Copy exactly, and only, the lines below from the first through the one containing "from matplotlib.lines import Line2D", both included; pictures are omitted.

-- start of DATA --

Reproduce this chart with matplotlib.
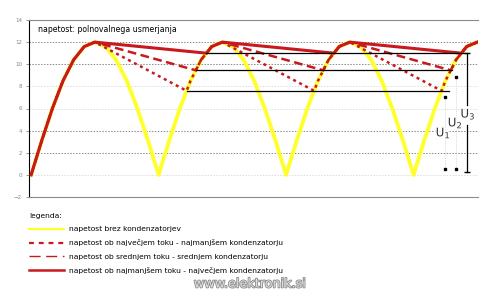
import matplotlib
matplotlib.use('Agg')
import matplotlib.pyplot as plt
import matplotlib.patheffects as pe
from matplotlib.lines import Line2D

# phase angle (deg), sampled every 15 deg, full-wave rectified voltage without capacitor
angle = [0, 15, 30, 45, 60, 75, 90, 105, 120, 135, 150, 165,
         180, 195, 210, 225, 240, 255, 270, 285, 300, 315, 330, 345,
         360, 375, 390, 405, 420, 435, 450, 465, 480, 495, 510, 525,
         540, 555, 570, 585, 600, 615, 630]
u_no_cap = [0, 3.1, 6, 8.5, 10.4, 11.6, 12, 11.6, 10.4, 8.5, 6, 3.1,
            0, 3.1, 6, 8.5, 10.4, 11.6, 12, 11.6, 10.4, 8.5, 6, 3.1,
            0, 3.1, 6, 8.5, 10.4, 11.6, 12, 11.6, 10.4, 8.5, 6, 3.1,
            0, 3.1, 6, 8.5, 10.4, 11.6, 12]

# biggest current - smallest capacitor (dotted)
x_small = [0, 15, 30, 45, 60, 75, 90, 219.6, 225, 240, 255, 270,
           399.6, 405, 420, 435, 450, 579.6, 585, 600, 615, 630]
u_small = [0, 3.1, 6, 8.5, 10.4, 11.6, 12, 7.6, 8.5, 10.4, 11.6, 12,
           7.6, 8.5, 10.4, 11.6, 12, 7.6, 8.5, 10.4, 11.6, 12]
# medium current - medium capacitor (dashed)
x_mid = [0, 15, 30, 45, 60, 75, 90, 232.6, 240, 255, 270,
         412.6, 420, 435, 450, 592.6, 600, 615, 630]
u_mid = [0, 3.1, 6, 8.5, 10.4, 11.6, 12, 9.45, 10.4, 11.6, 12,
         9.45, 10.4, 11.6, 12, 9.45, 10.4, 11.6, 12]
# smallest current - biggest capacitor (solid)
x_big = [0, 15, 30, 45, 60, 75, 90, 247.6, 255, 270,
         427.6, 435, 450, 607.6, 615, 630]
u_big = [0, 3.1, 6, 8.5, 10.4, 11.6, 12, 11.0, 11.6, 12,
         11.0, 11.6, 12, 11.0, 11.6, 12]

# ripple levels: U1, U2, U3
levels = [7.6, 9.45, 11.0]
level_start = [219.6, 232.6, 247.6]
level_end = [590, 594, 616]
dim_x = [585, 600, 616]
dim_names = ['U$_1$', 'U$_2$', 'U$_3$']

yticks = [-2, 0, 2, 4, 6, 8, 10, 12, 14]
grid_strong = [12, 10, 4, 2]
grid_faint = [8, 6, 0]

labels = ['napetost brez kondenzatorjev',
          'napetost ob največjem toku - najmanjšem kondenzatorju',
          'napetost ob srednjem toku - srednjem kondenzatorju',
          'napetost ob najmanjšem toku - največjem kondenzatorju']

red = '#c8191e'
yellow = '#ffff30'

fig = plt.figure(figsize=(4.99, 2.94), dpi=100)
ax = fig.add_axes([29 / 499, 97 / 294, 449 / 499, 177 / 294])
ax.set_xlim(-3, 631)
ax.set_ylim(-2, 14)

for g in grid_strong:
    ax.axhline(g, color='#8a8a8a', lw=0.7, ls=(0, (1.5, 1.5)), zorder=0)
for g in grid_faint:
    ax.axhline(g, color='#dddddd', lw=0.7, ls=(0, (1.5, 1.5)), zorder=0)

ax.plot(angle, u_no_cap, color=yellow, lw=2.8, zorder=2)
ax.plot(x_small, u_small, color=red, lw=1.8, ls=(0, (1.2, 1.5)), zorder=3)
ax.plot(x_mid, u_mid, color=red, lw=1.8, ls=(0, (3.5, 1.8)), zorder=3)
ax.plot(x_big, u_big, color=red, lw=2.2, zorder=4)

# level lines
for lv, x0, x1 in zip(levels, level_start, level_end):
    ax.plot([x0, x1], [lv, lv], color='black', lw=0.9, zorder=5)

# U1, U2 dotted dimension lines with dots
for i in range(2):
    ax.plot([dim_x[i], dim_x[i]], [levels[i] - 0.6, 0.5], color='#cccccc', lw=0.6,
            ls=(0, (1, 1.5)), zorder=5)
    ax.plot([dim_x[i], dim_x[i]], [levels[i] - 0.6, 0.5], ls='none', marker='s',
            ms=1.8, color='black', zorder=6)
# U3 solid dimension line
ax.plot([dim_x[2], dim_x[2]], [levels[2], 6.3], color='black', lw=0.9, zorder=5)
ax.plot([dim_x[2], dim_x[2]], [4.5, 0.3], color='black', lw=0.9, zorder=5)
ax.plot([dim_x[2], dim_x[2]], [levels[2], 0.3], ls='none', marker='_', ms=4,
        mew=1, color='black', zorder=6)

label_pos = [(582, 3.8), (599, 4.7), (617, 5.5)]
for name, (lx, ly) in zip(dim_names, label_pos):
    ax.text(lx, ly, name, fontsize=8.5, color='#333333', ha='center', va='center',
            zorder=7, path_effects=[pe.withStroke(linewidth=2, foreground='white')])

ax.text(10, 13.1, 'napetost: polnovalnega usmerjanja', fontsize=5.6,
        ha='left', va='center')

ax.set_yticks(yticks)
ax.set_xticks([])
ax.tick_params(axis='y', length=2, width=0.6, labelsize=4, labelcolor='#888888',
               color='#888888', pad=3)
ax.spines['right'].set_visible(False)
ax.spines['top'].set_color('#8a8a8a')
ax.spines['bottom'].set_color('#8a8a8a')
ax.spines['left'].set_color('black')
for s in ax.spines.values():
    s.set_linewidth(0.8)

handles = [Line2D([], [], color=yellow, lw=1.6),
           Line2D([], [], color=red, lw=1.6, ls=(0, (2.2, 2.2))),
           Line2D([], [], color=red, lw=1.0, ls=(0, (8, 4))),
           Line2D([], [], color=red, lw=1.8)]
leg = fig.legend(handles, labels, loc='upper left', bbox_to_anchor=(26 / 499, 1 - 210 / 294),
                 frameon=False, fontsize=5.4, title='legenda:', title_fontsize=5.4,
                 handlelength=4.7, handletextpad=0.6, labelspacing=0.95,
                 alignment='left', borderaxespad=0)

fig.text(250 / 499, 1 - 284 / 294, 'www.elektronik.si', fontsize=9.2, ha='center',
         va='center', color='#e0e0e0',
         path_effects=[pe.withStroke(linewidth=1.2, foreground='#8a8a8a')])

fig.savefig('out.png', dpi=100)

-- end of DATA --

◆ OUTPUT OF THE TASK:
Reproduce this chart with matplotlib.
import matplotlib
matplotlib.use('Agg')
import matplotlib.pyplot as plt
import matplotlib.patheffects as pe
from matplotlib.lines import Line2D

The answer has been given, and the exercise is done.